I wanted this platform to help me deal with my loss however I can’t even go to my first page because the first thing I see is a picture of dad. How funny is that? I think that’s the definition of ironic….
Marvin sufficiently convinced me to join him to a mysterious birthday event written so intriguingly by Ulf, I couldn’t resist. It’s one of the few days I’ve ventured outside my comfort zone called my home. I haven’t left the house in 15 days except for two times and one of those times I met Michelle a blogger friend, I felt so awkward and distant it was painful. I then realized I wasn’t at all ready to face people and talk about my dad. Thankfully Marvin was with me and he kept the conversation for the two station that seemed to take forever to reach. So I went home and stayed home. Until tonight. Ulf had rented a boat to have his 50′th and his sons 10′th birthday party. There were a healthy mixture of people, an eclectic bunch that reflected Ulf and his lovely partner Melodie. My dad wanted to rent a boat next year for his 50′s birthday and make a big celebration, he never thought he would make it to 50
and he was right. That alone made me teary-eyed. The invitation said we’d be in for a treat but we didn’t know until we got there that the party was on a boat.

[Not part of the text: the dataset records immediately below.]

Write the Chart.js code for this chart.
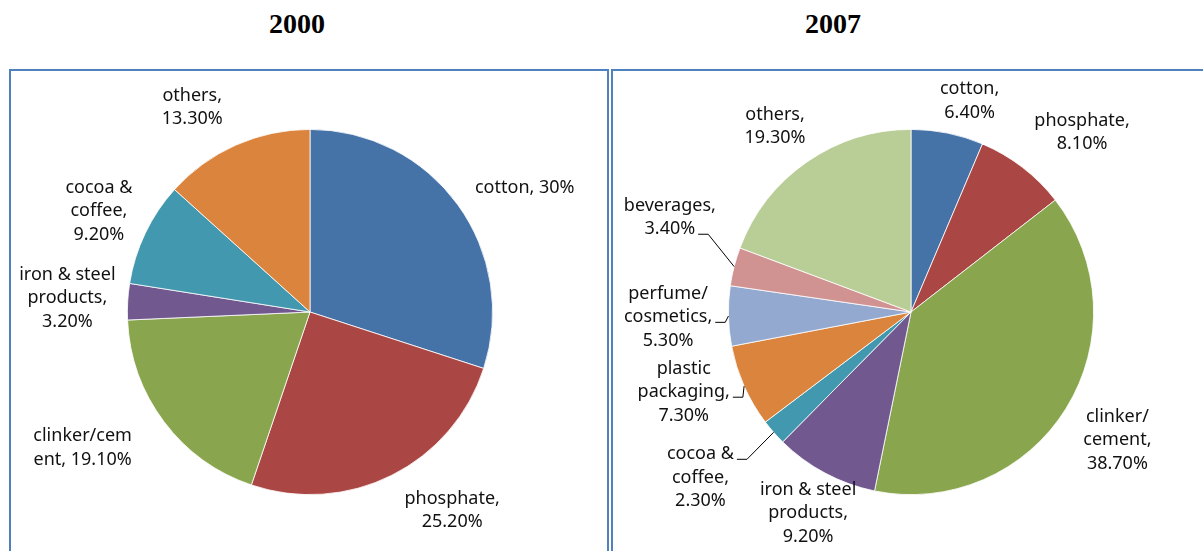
<!DOCTYPE html>
<html>
<head>
<meta charset="utf-8">
<script src="https://cdn.jsdelivr.net/npm/chart.js@4.4.1/dist/chart.umd.min.js"></script>
<style>
  body { margin: 0; width: 1203px; height: 551px; overflow: hidden; background: #fff; position: relative; }
  .title { position: absolute; top: 8px; font: bold 28px "Liberation Serif", "Times New Roman", serif; color: #000; text-align: center; width: 200px; }
  .box { position: absolute; top: 69px; height: 520px; box-sizing: border-box; border: 2px solid #4F81BD; }
  canvas { position: absolute; top: 70px; }
</style>
</head>
<body>
<div class="title" style="left:197px">2000</div>
<div class="title" style="left:733px">2007</div>
<div class="box" style="left:9px; width:600px"></div>
<div class="box" style="left:611px; width:700px"></div>
<canvas id="pie2000" width="598" height="481" style="left:10px"></canvas>
<canvas id="pie2007" width="591" height="481" style="left:612px"></canvas>
<script>
// 2000 export shares
const names2000 = ['cotton', 'phosphate', 'clinker/cem\nent', 'iron & steel\nproducts', 'cocoa &\ncoffee', 'others'];
const joins2000 = [', ', ',\n', ', ', ',\n', ',\n', ',\n'];
const values2000 = [30, 25.2, 19.1, 3.2, 9.2, 13.3];
const colors2000 = ['#4572A7', '#AA4643', '#89A54E', '#71588F', '#4198AF', '#DB843D'];

// 2007 export shares
const names2007 = ['cotton', 'phosphate', 'clinker/\ncement', 'iron & steel\nproducts', 'cocoa &\ncoffee',
                   'plastic\npackaging', 'perfume/\ncosmetics', 'beverages', 'others'];
const joins2007 = [',\n', ',\n', ',\n', ',\n', ',\n', ',\n', ',\n', ',\n', ',\n'];
const values2007 = [6.4, 8.1, 38.7, 9.2, 2.3, 7.3, 5.3, 3.4, 19.3];
const colors2007 = ['#4572A7', '#AA4643', '#89A54E', '#71588F', '#4198AF', '#DB843D', '#93A9CF', '#D19392', '#B9CD96'];

// label placement: distance of label centre from pie centre, angle shift from slice middle (deg)
const place2000 = [[248, 6], [244, -9], [265, 6], [243, 0], [234, 0], [236, -6]];
const place2007 = [[219, 4], [248, 6], [243, 0], [226, -1], [268, 3], [241, 4.5], [243, 0], [259, 7], [230, -1.5]];
// leader lines: slice index -> text line it starts from
const leaders2000 = {};
const leaders2007 = { 4: 0, 5: 1, 6: 1, 7: 1 };

const fmt = v => (v % 1 === 0 ? v : v.toFixed(2)) + '%';

const pieLabels = {
  id: 'pieLabels',
  afterDatasetsDraw(chart, args, opts) {
    const ctx = chart.ctx;
    const meta = chart.getDatasetMeta(0);
    const ds = chart.data.datasets[0];
    const lh = 23.5;
    ctx.save();
    ctx.font = '18px "Noto Sans", Lato, sans-serif';
    ctx.fillStyle = '#111';
    ctx.strokeStyle = '#000';
    ctx.lineWidth = 1;
    ctx.textAlign = 'center';
    ctx.textBaseline = 'middle';
    meta.data.forEach((arc, i) => {
      const p = arc.getProps(['x', 'y', 'startAngle', 'endAngle', 'outerRadius'], true);
      const mid = (p.startAngle + p.endAngle) / 2;
      const [dist, shift] = opts.place[i];
      const a = mid + shift * Math.PI / 180;
      const cx = p.x + Math.cos(a) * dist;
      const cy = p.y + Math.sin(a) * dist;
      const lines = (opts.names[i] + opts.joins[i] + fmt(ds.data[i])).split('\n');
      const top = cy - (lines.length - 1) * lh / 2;
      lines.forEach((t, k) => ctx.fillText(t, cx, top + k * lh));
      if (opts.leaders[i] !== undefined) {
        const k = opts.leaders[i];
        const w = ctx.measureText(lines[k]).width;
        const sx = cx + w / 2 + 3;
        const sy = top + k * lh + 5;
        const ex = p.x + Math.cos(mid) * p.outerRadius;
        const ey = p.y + Math.sin(mid) * p.outerRadius;
        ctx.beginPath();
        ctx.moveTo(sx, sy);
        ctx.lineTo(sx + 10, sy);
        ctx.lineTo(ex, ey);
        ctx.stroke();
      }
    });
    ctx.restore();
  }
};

function makePie(id, names, joins, values, colors, place, leaders, padding) {
  new Chart(document.getElementById(id), {
    type: 'pie',
    data: {
      labels: names.map(n => n.replace('\n', ' ')),
      datasets: [{
        data: values,
        backgroundColor: colors,
        borderColor: '#ffffff',
        borderWidth: 0.8
      }]
    },
    options: {
      responsive: false,
      animation: false,
      layout: { padding: padding },
      plugins: {
        legend: { display: false },
        tooltip: { enabled: false },
        pieLabels: { names, joins, place, leaders }
      }
    },
    plugins: [pieLabels]
  });
}

makePie('pie2000', names2000, joins2000, values2000, colors2000, place2000, leaders2000,
  { left: 117, right: 115, top: 59, bottom: 56 });
makePie('pie2007', names2007, joins2007, values2007, colors2007, place2007, leaders2007,
  { left: 116, right: 109, top: 59, bottom: 56 });
</script>
</body>
</html>
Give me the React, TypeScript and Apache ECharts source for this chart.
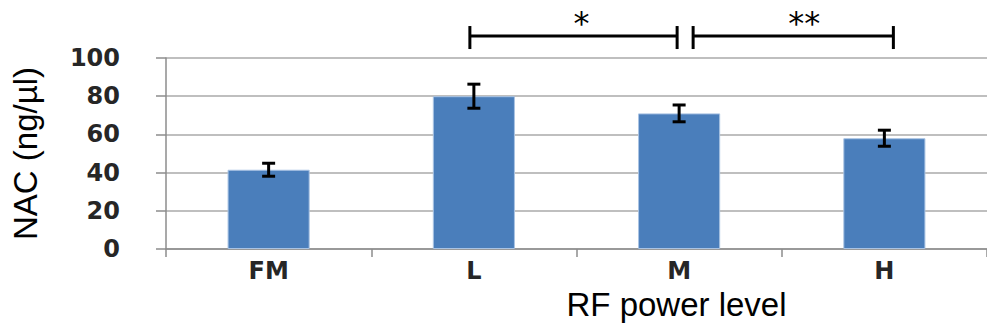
import React, { useEffect, useRef } from "react";
import * as echarts from "echarts";

const categories = ["FM", "L", "M", "H"];
const meanValues = [41.5, 80, 71, 58];
const errorValues = [3.4, 6.3, 4.4, 4.2];
const yTicks = { min: 0, max: 100, interval: 20 };
// significance brackets: [fromCategoryIndex, toCategoryIndex, level, label]
const brackets: [number, number, number, string][] = [
  [1, 2, 111.5, "*"],
  [2, 3, 111.5, "**"],
];

export default function App() {
  const ref = useRef<HTMLDivElement>(null);
  useEffect(() => {
    if (!ref.current) return;
    const chart = echarts.init(ref.current, undefined, { renderer: "svg" });
    const errData = categories.map((c, i) => [i, meanValues[i] - errorValues[i], meanValues[i] + errorValues[i]]);
    chart.setOption({
      animation: false,
      grid: { left: 166, width: 825, top: 58, bottom: 83 },
      xAxis: {
        type: "category",
        data: categories,
        boundaryGap: true,
        axisLine: { show: true, lineStyle: { color: "#8c8c8c", width: 1.5 } },
        axisTick: { show: true, length: 8, lineStyle: { color: "#8c8c8c", width: 1.5 } },
        axisLabel: {
          margin: 10,
          fontFamily: "DejaVu Sans",
          fontWeight: "bold",
          fontSize: 24,
          color: "#262626",
        },
        name: "RF power level",
        nameLocation: "middle",
        nameGap: 37,
        nameTextStyle: {
          fontFamily: "Liberation Sans",
          fontSize: 33,
          color: "#000",
          padding: [0, 0, 0, 200],
        },
      },
      yAxis: {
        type: "value",
        min: yTicks.min,
        max: yTicks.max,
        interval: yTicks.interval,
        axisLine: { show: true, lineStyle: { color: "#8c8c8c", width: 1.5 } },
        axisTick: { show: true, length: 10, lineStyle: { color: "#8c8c8c", width: 1.5 } },
        splitLine: { show: true, lineStyle: { color: "#bfbfbf", width: 2 } },
        axisLabel: {
          margin: 46,
          fontFamily: "DejaVu Sans",
          fontWeight: "bold",
          fontSize: 24,
          color: "#262626",
        },
        name: "NAC (ng/µl)",
        nameLocation: "middle",
        nameRotate: 90,
        nameGap: 124,
        nameTextStyle: {
          fontFamily: "Liberation Sans",
          fontSize: 33,
          color: "#000",
        },
      },
      series: [
        {
          type: "bar",
          data: meanValues,
          barWidth: "40%",
          itemStyle: { color: "#4a7ebb", borderColor: "#a9c3e3", borderWidth: 1 },
        },
        {
          type: "custom",
          data: errData,
          z: 5,
          renderItem: (params: any, api: any) => {
            const x = api.value(0);
            const lo = api.coord([x, api.value(1)]);
            const hi = api.coord([x, api.value(2)]);
            const cx = lo[0];
            const hw = 6.5;
            const st = { stroke: "#000", lineWidth: 3 };
            return {
              type: "group",
              children: [
                { type: "line", shape: { x1: cx, y1: lo[1], x2: cx, y2: hi[1] }, style: st },
                { type: "line", shape: { x1: cx - hw, y1: lo[1], x2: cx + hw, y2: lo[1] }, style: st },
                { type: "line", shape: { x1: cx - hw, y1: hi[1], x2: cx + hw, y2: hi[1] }, style: st },
              ],
            };
          },
        },
        {
          type: "custom",
          data: brackets.map((b) => [b[0], b[1], b[2], b[3]]),
          clip: false,
          z: 6,
          renderItem: (params: any, api: any) => {
            const i = params.dataIndex;
            const b = brackets[i];
            const p1 = api.coord([b[0], b[2]]);
            const p2 = api.coord([b[1], b[2]]);
            const x1 = i === 0 ? p1[0] - 4 : p1[0] + 14;
            const x2 = i === 0 ? p2[0] - 2 : p2[0] + 9;
            const y = p1[1];
            const st = { stroke: "#000", lineWidth: 3 };
            return {
              type: "group",
              children: [
                { type: "line", shape: { x1, y1: y, x2, y2: y }, style: st },
                { type: "line", shape: { x1, y1: y - 10, x2: x1, y2: y + 13 }, style: st },
                { type: "line", shape: { x1: x2, y1: y - 10, x2, y2: y + 13 }, style: st },
                {
                  type: "text",
                  style: {
                    text: b[3],
                    x: (x1 + x2) / 2 + (i === 0 ? 8 : 11),
                    y: y + 3,
                    align: "center",
                    verticalAlign: "bottom",
                    fontFamily: "DejaVu Sans",
                    fontSize: 32,
                    fill: "#000",
                  },
                },
              ],
            };
          },
        },
      ],
    });
    return () => chart.dispose();
  }, []);
  return <div ref={ref} style={{ position: "absolute", left: 0, top: 0, width: 987, height: 332 }} />;
}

The fact that his son, Charlie, such beautiful name, has the luxury to celebrate his birthday with his father and the way Ulf put his hand on Charlies head mixing up his hair was the moment I began to venture my emotional roller coaster of the night. Next year I would be half my dads age. He would turn 50 and I would be 25. We would host the party of the century. But it will never come and I felt melancholy standing there in the crowd while listening to Ulf singing, celebrating his son. I felt unprivileged standing there because I will never have that special moment.
I write to process what has happened, I don’t need judgement of my topics nor criticism of my spelling, my grammar or my punctuation. It is not an english essay, it is a way for me to not having to keep everything inside and document and connect with people who have been through the same or similar situations. Because god knows I don’t know how to handle this and I need guidance which is hard for me to admit. Never did I think, even for a second that my first death, my first morgue experience would be my dad. Someone so close to me, he’d became a part of me. He made me who I am and helped shaping the person I want to be but couldn’t, because of anger.
He was my hero. HE IS MY HERO. Nothing is going to change that, no matter what state.